Lightbridge has pulled its first irradiated fuel samples from the Advanced Test Reactor at the Idaho National Laboratory, a milestone that moves its next-generation metal fuel from theory and lab work into the far less forgiving world of reactor testing. The company says the samples have been in the reactor since 6 May 2026, where they were exposed using its FAST method, a shortcut designed to simulate long periods of operation in a power reactor.
That matters because nuclear fuel vendors do not get to win on promises alone. They have to show regulators and utilities that the material behaves predictably under neutron bombardment, survives the heat, and still looks sane enough to license for commercial use. Lightbridge is trying to do exactly that, while also pitching the fuel as a cleaner fit for both existing light-water and heavy-water reactors, plus future small modular reactors.

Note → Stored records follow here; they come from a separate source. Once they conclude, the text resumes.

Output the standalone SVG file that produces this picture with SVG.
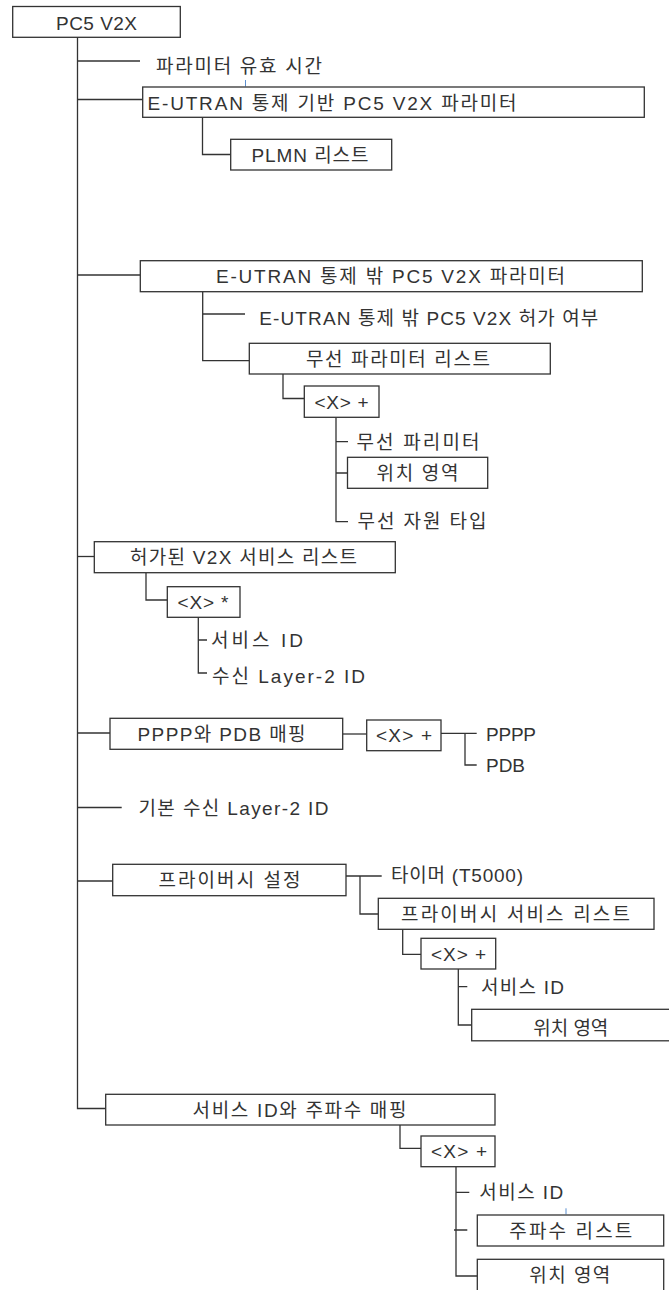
<svg xmlns="http://www.w3.org/2000/svg" width="669" height="1290" viewBox="0 0 669 1290">
<style>
.bx{fill:#fff;stroke:#333;stroke-width:1.3}
.cn{fill:none;stroke:#333;stroke-width:1.3}
.mk{fill:none;stroke:#5b8fd0;stroke-width:1}
text{font-family:"Liberation Sans","Noto Sans CJK KR",sans-serif;font-size:19px;fill:#333}
</style>
<rect width="669" height="1290" fill="#fff"/>
<g id="connectors">
<path class="cn" d="M77.5 37V1108.5H105.7"/>
<path class="cn" d="M77.5 61H140"/>
<path class="cn" d="M77.5 99.5H142.7"/>
<path class="cn" d="M202.5 117.3V154.5H230.7"/>
<path class="cn" d="M77.5 275H140.3"/>
<path class="cn" d="M202.7 291.7V360.7H249.3M202.7 314H245"/>
<path class="cn" d="M283 374V398.5H304.3"/>
<path class="cn" d="M336 417.3V521.7H348M336 441.7H348M336 473H347.5"/>
<path class="cn" d="M77.5 556.5H94.3"/>
<path class="cn" d="M146 572.7V600H167.3"/>
<path class="cn" d="M198.3 617.3V673H207M198.3 640H207"/>
<path class="cn" d="M77.5 733H110"/>
<path class="cn" d="M342.7 734H366.7"/>
<path class="cn" d="M441 733.3H476.7M465 733.3V765H476.7"/>
<path class="cn" d="M77.5 807.5H121.7"/>
<path class="cn" d="M77.5 881H112.7"/>
<path class="cn" d="M346 876H381.7M360 876V914H378.3"/>
<path class="cn" d="M402.7 929.3V954.3H421"/>
<path class="cn" d="M458.3 969V1025H471.7M458.3 986.7H467.3"/>
<path class="cn" d="M400 1125V1148.3H421"/>
<path class="cn" d="M456 1166.7V1276H477.3M456 1192.3H469.3M454 1230H467.3"/>
</g>
<g id="marks">
<path class="mk" d="M245.5 80V86.5M566 1208.3V1214.3"/>
</g>
<g id="n-root"><rect class="bx" x="12.7" y="6.5" width="167.6" height="30.8"/><text x="56" y="29.5" textLength="81" lengthAdjust="spacing">PC5 V2X</text></g>
<g id="n-validity"><text x="156" y="73" textLength="166" lengthAdjust="spacing">파라미터 유효 시간</text></g>
<g id="n-in-coverage"><rect class="bx" x="142.7" y="87" width="501.6" height="30.3"/><text x="147.5" y="109.5" textLength="369" lengthAdjust="spacing">E-UTRAN 통제 기반 PC5 V2X 파라미터</text></g>
<g id="n-plmn"><rect class="bx" x="230.7" y="139.3" width="161" height="30.7"/><text x="251.5" y="161.5" textLength="117" lengthAdjust="spacing">PLMN 리스트</text></g>
<g id="n-out-coverage"><rect class="bx" x="140.3" y="260.7" width="502" height="31"/><text x="216" y="283" textLength="349" lengthAdjust="spacing">E-UTRAN 통제 밖 PC5 V2X 파라미터</text></g>
<g id="n-authorised"><text x="259.3" y="325" textLength="339" lengthAdjust="spacing">E-UTRAN 통제 밖 PC5 V2X 허가 여부</text></g>
<g id="n-radio-list"><rect class="bx" x="249.3" y="343.3" width="301" height="30.7"/><text x="306" y="365.5" textLength="184" lengthAdjust="spacing">무선 파라미터 리스트</text></g>
<g id="n-x1"><rect class="bx" x="304.3" y="386" width="74.7" height="31.3"/><text x="314.5" y="408.5" textLength="54" lengthAdjust="spacing">&lt;X&gt; +</text></g>
<g id="n-radio-param"><text x="356.5" y="448.5" textLength="123" lengthAdjust="spacing">무선 파리미터</text></g>
<g id="n-geo1"><rect class="bx" x="347.5" y="457.3" width="140.2" height="31"/><text x="376.5" y="479.5" textLength="82" lengthAdjust="spacing">위치 영역</text></g>
<g id="n-radio-type"><text x="357.5" y="527.5" textLength="129" lengthAdjust="spacing">무선 자원 타입</text></g>
<g id="n-v2x-list"><rect class="bx" x="94.3" y="541.7" width="301" height="31"/><text x="130" y="564" textLength="227" lengthAdjust="spacing">허가된 V2X 서비스 리스트</text></g>
<g id="n-xstar"><rect class="bx" x="167.3" y="586.7" width="72.7" height="30.6"/><text x="177.5" y="608.5" textLength="51" lengthAdjust="spacing">&lt;X&gt; *</text></g>
<g id="n-svc1"><text x="211" y="647" textLength="92" lengthAdjust="spacing">서비스 ID</text></g>
<g id="n-dst-l2"><text x="212" y="682.5" textLength="153" lengthAdjust="spacing">수신 Layer-2 ID</text></g>
<g id="n-pppp-pdb"><rect class="bx" x="110" y="718.3" width="232.7" height="31"/><text x="137.5" y="740.5" textLength="168" lengthAdjust="spacing">PPPP와 PDB 매핑</text></g>
<g id="n-x2"><rect class="bx" x="366.7" y="720" width="74.3" height="30.7"/><text x="376" y="742" textLength="56" lengthAdjust="spacing">&lt;X&gt; +</text></g>
<g id="n-pppp"><text x="486" y="740.5" textLength="50" lengthAdjust="spacing">PPPP</text></g>
<g id="n-pdb"><text x="486" y="772" textLength="39" lengthAdjust="spacing">PDB</text></g>
<g id="n-default-l2"><text x="138.5" y="815.3" textLength="190" lengthAdjust="spacing">기본 수신 Layer-2 ID</text></g>
<g id="n-privacy"><rect class="bx" x="112.7" y="864.3" width="233.3" height="31.4"/><text x="158.5" y="886.5" textLength="142" lengthAdjust="spacing">프라이버시 설정</text></g>
<g id="n-timer"><text x="391" y="882" textLength="132" lengthAdjust="spacing">타이머 (T5000)</text></g>
<g id="n-privacy-list"><rect class="bx" x="378.3" y="898.3" width="275.7" height="31"/><text x="401" y="920.5" textLength="229" lengthAdjust="spacing">프라이버시 서비스 리스트</text></g>
<g id="n-x3"><rect class="bx" x="421" y="938.3" width="74.7" height="30.7"/><text x="431" y="960.5" textLength="55" lengthAdjust="spacing">&lt;X&gt; +</text></g>
<g id="n-svc2"><text x="481" y="993.5" textLength="83" lengthAdjust="spacing">서비스 ID</text></g>
<g id="n-geo2"><rect class="bx" x="471.7" y="1009.3" width="210" height="31.5"/><text x="533.3" y="1034.5" textLength="75" lengthAdjust="spacing">위치 영역</text></g>
<g id="n-svc-freq"><rect class="bx" x="105.7" y="1094.3" width="389.3" height="30.7"/><text x="192.5" y="1116.5" textLength="214" lengthAdjust="spacing">서비스 ID와 주파수 매핑</text></g>
<g id="n-x4"><rect class="bx" x="421" y="1136" width="74" height="30.7"/><text x="431" y="1158" textLength="56" lengthAdjust="spacing">&lt;X&gt; +</text></g>
<g id="n-svc3"><text x="479.3" y="1199.3" textLength="84" lengthAdjust="spacing">서비스 ID</text></g>
<g id="n-freq-list"><rect class="bx" x="477.3" y="1215" width="186.4" height="31"/><text x="509.3" y="1237.5" textLength="123" lengthAdjust="spacing">주파수 리스트</text></g>
<g id="n-geo3"><rect class="bx" x="477.3" y="1259.3" width="186.4" height="50"/><text x="529.3" y="1282" textLength="81" lengthAdjust="spacing">위치 영역</text></g>
</svg>
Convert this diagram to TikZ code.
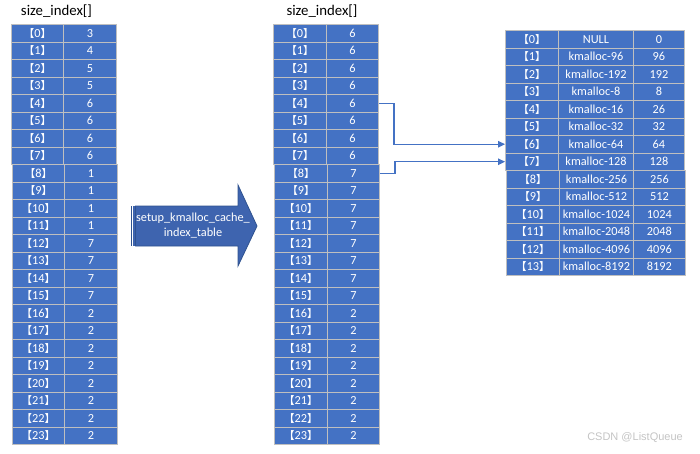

What Lightbridge pulled from the ATR
The company’s first irradiated samples are now headed for several months of cooling before detailed inspection begins. Researchers will look at how the material’s structure changed under neutron exposure and compare that with their calculation models, the unglamorous but essential step that decides whether a clever design survives contact with reality.
Lightbridge says the tests are meant to validate safety, performance, and possible economic advantages over conventional fuel assemblies used in today’s nuclear plants. Chief executive Seth Grae said the early results support the engineering choices built into the fuel design, which is the sort of statement every nuclear startup hopes it can make before the hard numbers show up.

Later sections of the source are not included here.